With the Act providing multiple possibilities for eligible entities to apply for additional PPP loan proceeds, the following are situations that may qualify for an increase to the original PPP loan or a second PPP loan:

  • Borrowers that are eligible for the first PPP loan but have not previously applied.
  • Borrowers that returned some or all of the PPP loan.
  • Borrowers whose maximum loan application amount would increase based upon subsequently issued interim final rules.
    • For example, borrowers that are taxed as partnership with guaranteed payments made to partners that did not include these payments on the original loan application.

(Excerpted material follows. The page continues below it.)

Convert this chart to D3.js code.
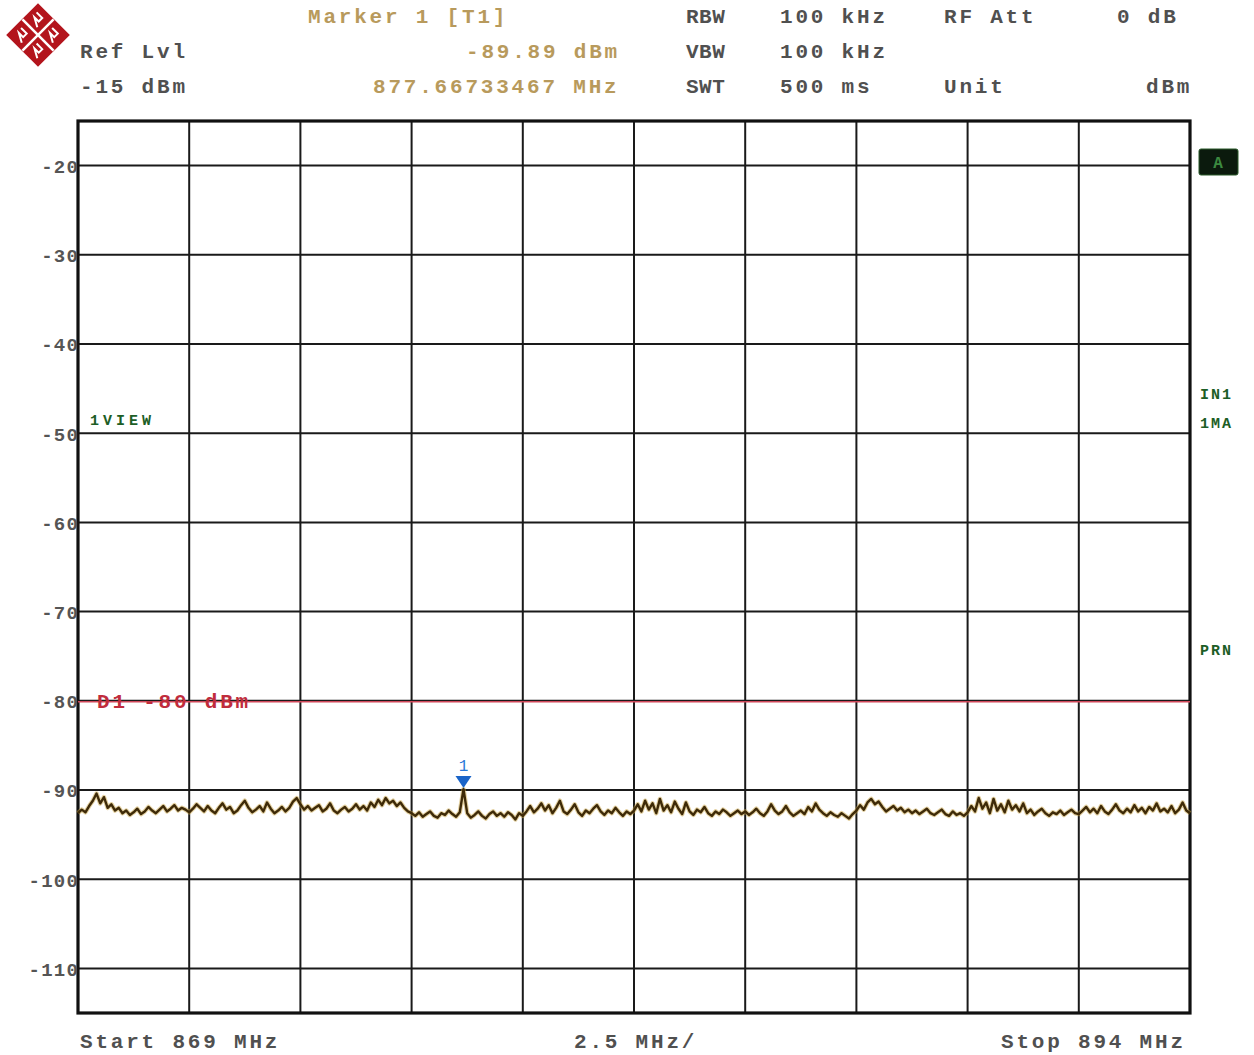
<!DOCTYPE html>
<html><head><meta charset="utf-8">
<script src="https://cdn.jsdelivr.net/npm/d3@7"></script>
<style>
html,body{margin:0;padding:0;background:#fff;}
svg{display:block;}
text{font-family:"Liberation Mono","DejaVu Sans Mono",monospace;}
</style></head>
<body>
<script>
// ---------------- data ----------------
const startFreq = 869;      // MHz
const stopFreq = 894;       // MHz
const refLevel = -15;       // dBm
const bottomLevel = -115;   // dBm
const yTickValues = [-20,-30,-40,-50,-60,-70,-80,-90,-100,-110];
const xGridValues = [869,871.5,874,876.5,879,881.5,884,886.5,889,891.5,894];
const displayLine = -80;    // D1
const markerFreq = 877.66733467;
const markerLevel = -89.89;
const traceValues = [
 -92.6,-92.2,-92.5,-91.8,-91.2,-90.4,-91.5,-90.8,-92.0,-91.6,-92.3,-92.0,-92.6,-92.3,-92.8,-92.5,-92.1,-92.7,-92.4,-91.9,-92.3,-92.6,-92.2,-91.8,-92.4,-92.1,-91.7,-92.3,-92.0,-92.2,
 -92.5,-92.1,-91.6,-92.0,-92.4,-91.8,-92.3,-92.6,-92.0,-91.5,-92.2,-91.9,-92.6,-92.3,-91.7,-91.2,-92.0,-92.5,-92.2,-91.8,-92.4,-91.4,-92.1,-92.6,-92.3,-91.9,-92.4,-92.0,-91.3,-90.9,
 -91.6,-92.2,-91.8,-92.3,-92.0,-91.7,-92.4,-92.1,-91.5,-92.3,-92.6,-92.2,-91.9,-92.4,-92.1,-91.6,-92.2,-91.8,-92.3,-91.4,-91.9,-91.1,-91.7,-90.9,-91.5,-91.2,-91.8,-91.4,-92.0,-92.4,
 -92.6,-92.9,-92.5,-93.0,-92.7,-92.4,-92.9,-93.1,-92.6,-92.8,-92.3,-92.7,-93.0,-92.5,-89.9,-92.6,-93.1,-92.8,-92.4,-92.9,-93.2,-92.7,-92.4,-92.9,-92.6,-93.0,-92.5,-92.8,-93.3,-92.6,
 -92.9,-92.4,-91.8,-92.5,-92.1,-91.5,-92.3,-91.7,-92.6,-92.0,-91.2,-92.4,-92.7,-92.2,-91.6,-92.5,-92.9,-92.3,-92.6,-92.1,-91.7,-92.4,-92.8,-92.3,-92.6,-92.0,-92.5,-92.9,-92.4,-92.7,
 -92.3,-91.6,-92.4,-91.2,-92.2,-91.5,-92.6,-91.0,-92.3,-91.7,-92.5,-91.3,-92.1,-92.7,-91.4,-92.4,-92.8,-92.2,-92.5,-91.9,-92.6,-92.9,-92.4,-92.7,-92.2,-92.5,-92.9,-92.6,-92.3,-92.7,
 -92.4,-92.8,-92.5,-92.1,-92.6,-92.9,-92.4,-91.6,-92.3,-92.7,-92.4,-91.8,-92.5,-92.9,-92.6,-92.3,-92.7,-91.9,-92.4,-91.5,-92.2,-92.6,-92.9,-92.5,-92.8,-93.0,-92.6,-92.9,-93.2,-92.7,
 -92.3,-91.7,-92.2,-91.4,-91.0,-91.6,-91.3,-91.9,-92.4,-92.1,-91.8,-92.3,-92.0,-92.5,-92.2,-92.6,-92.3,-92.7,-92.4,-92.1,-92.6,-92.8,-92.5,-92.2,-92.7,-92.9,-92.4,-92.8,-92.6,-92.9,
 -92.5,-91.8,-92.4,-90.9,-92.1,-91.4,-92.6,-91.0,-92.3,-91.6,-92.5,-91.2,-92.2,-91.7,-92.4,-91.5,-92.6,-92.2,-92.8,-92.4,-92.1,-92.6,-92.9,-92.5,-92.7,-92.3,-92.8,-92.5,-92.2,-92.6,
 -92.7,-92.3,-91.9,-92.5,-92.1,-92.6,-91.8,-92.4,-92.7,-92.2,-91.6,-92.3,-92.6,-92.1,-92.5,-91.7,-92.4,-92.0,-92.6,-91.9,-92.3,-91.5,-92.4,-92.1,-92.5,-91.8,-92.6,-92.2,-91.4,-92.3,-92.6
];

// ---------------- layout ----------------
const W = 1254, H = 1055;
const svg = d3.select("body").append("svg").attr("width", W).attr("height", H);
svg.append("rect").attr("width", W).attr("height", H).attr("fill", "#fff");

const x = d3.scaleLinear().domain([startFreq, stopFreq]).range([78, 1190]);
const y = d3.scaleLinear().domain([bottomLevel, refLevel]).range([1013, 121]);
const step = (stopFreq - startFreq) / (traceValues.length - 1);
const trace = traceValues.map((v, i) => [startFreq + i * step, v]);

const gray = "#505050";
const gold = "#b89a5c";

function txt(s, tx, ty, opts = {}) {
  return svg.append("text").attr("x", tx).attr("y", ty)
    .attr("font-size", opts.size || 21)
    .attr("letter-spacing", opts.ls != null ? opts.ls : 2.8)
    .attr("fill", opts.fill || gray)
    .attr("font-weight", opts.weight || "bold")
    .attr("text-anchor", opts.anchor || "start")
    .text(s);
}
txt("Ref Lvl", 80, 58);
txt("-15 dBm", 80, 93);
txt("Marker 1 [T1]", 308, 23, {fill: gold});
txt("-89.89 dBm", 466, 58, {fill: gold});
txt("877.66733467 MHz", 373, 93, {fill: gold});
txt("RBW", 686, 23, {ls: 0.5});
txt("100 kHz", 780, 23);
txt("RF Att", 944, 23);
txt("0 dB", 1117, 23);
txt("VBW", 686, 58, {ls: 0.5});
txt("100 kHz", 780, 58);
txt("SWT", 686, 93, {ls: 0.5});
txt("500 ms", 780, 93);
txt("Unit", 944, 93);
txt("dBm", 1146, 93);

// logo (R&S style diamond)
const logo = svg.append("g").attr("transform", "translate(38,35) rotate(45)");
logo.append("rect").attr("x", -22.5).attr("y", -22.5).attr("width", 45).attr("height", 45).attr("fill", "#b3141c");
logo.append("line").attr("x1", 0).attr("y1", -22).attr("x2", 0).attr("y2", 22).attr("stroke", "#fff").attr("stroke-width", 2.5);
logo.append("line").attr("x1", -22).attr("y1", 0).attr("x2", 22).attr("y2", 0).attr("stroke", "#fff").attr("stroke-width", 2.5);
[[-11,-11],[11,-11],[-11,11],[11,11]].forEach(([cx, cy]) => {
  logo.append("path").attr("d", `M${cx-6},${cy-4} L${cx+2},${cy-4} L${cx+2},${cy+1} L${cx-4},${cy+1} L${cx+5},${cy+6}`)
    .attr("fill", "none").attr("stroke", "#fff").attr("stroke-width", 2);
});

// grid
const grid = svg.append("g");
grid.selectAll("line.h").data(yTickValues).join("line")
  .attr("x1", x(startFreq)).attr("x2", x(stopFreq))
  .attr("y1", d => y(d)).attr("y2", d => y(d))
  .attr("stroke", "#1a1a1a").attr("stroke-width", 2);
grid.selectAll("line.v").data(xGridValues.slice(1, -1)).join("line")
  .attr("x1", d => x(d)).attr("x2", d => x(d))
  .attr("y1", y(refLevel)).attr("y2", y(bottomLevel))
  .attr("stroke", "#1a1a1a").attr("stroke-width", 2);
svg.append("rect")
  .attr("x", x(startFreq)).attr("y", y(refLevel))
  .attr("width", x(stopFreq) - x(startFreq)).attr("height", y(bottomLevel) - y(refLevel))
  .attr("fill", "none").attr("stroke", "#111").attr("stroke-width", 3.2);

// y-axis labels
const yAxis = d3.axisLeft(y).tickValues(yTickValues).tickSize(0).tickPadding(0).tickFormat(d => d);
const gy = svg.append("g").attr("transform", "translate(79,0)").call(yAxis);
gy.select(".domain").remove();
gy.selectAll("text").attr("font-size", 19).attr("letter-spacing", 1.2).attr("fill", "#555")
  .attr("font-weight", "bold")
  .attr("font-family", "Liberation Mono, monospace").attr("dy", "0.36em");

// display line D1
svg.append("line").attr("x1", x(startFreq)).attr("x2", x(stopFreq))
  .attr("y1", y(displayLine) + 1).attr("y2", y(displayLine) + 1)
  .attr("stroke", "#d0485a").attr("stroke-width", 1.6);
txt("D1 -80 dBm", 97, y(displayLine) + 7, {fill: "#c02c3c"});

// green side labels
svg.append("rect").attr("x", 1199).attr("y", 149).attr("width", 39).attr("height", 26).attr("rx", 2)
  .attr("fill", "#0b1a0d").attr("stroke", "#2a5a2a").attr("stroke-width", 1);
txt("A", 1218, 168, {fill: "#3c8a40", anchor: "middle", size: 16, ls: 0});
const green = "#1d5e26";
txt("IN1", 1200, 399, {fill: green, size: 15, ls: 2});
txt("1MA", 1200, 428, {fill: green, size: 15, ls: 2});
txt("PRN", 1200, 655, {fill: green, size: 15, ls: 2});
txt("1VIEW", 90, 425, {fill: green, size: 15, ls: 4});

// trace
const line = d3.line().x(d => x(d[0])).y(d => y(d[1]));
svg.append("path").datum(trace).attr("d", line).attr("fill", "none")
  .attr("stroke", "#c9a444").attr("stroke-width", 4.5).attr("stroke-opacity", 0.5).attr("stroke-linejoin", "round");
svg.append("path").datum(trace).attr("d", line).attr("fill", "none")
  .attr("stroke", "#3e2a08").attr("stroke-width", 2.4).attr("stroke-linejoin", "round");

// marker
const mx = x(markerFreq), my = y(markerLevel);
svg.append("path").attr("d", `M${mx-8},${my-13} L${mx+8},${my-13} L${mx},${my-1} Z`).attr("fill", "#1a64c8");
svg.append("text").attr("x", mx).attr("y", my - 18).attr("text-anchor", "middle")
  .attr("font-size", 16).attr("fill", "#2a78d8").text("1");

// bottom labels
txt("Start 869 MHz", 80, 1048);
txt("2.5 MHz/", 574, 1048);
txt("Stop 894 MHz", 1001, 1048);
</script>
</body></html>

  • Borrowers that received a first PPP loan, meet the eligibility requirements of the second PPP loan program and have or will spend all the proceeds from their first PPP loan before disbursement of the second PPP loan.
  • Farmers or ranchers that report income and expense on Schedule F and were in business as of Feb. 15, 2020.

The effective date for these provisions would generally be the date of the enactment of the Act and would apply to loans made on or after enactment of the Act unless specifically indicated to apply at a different time.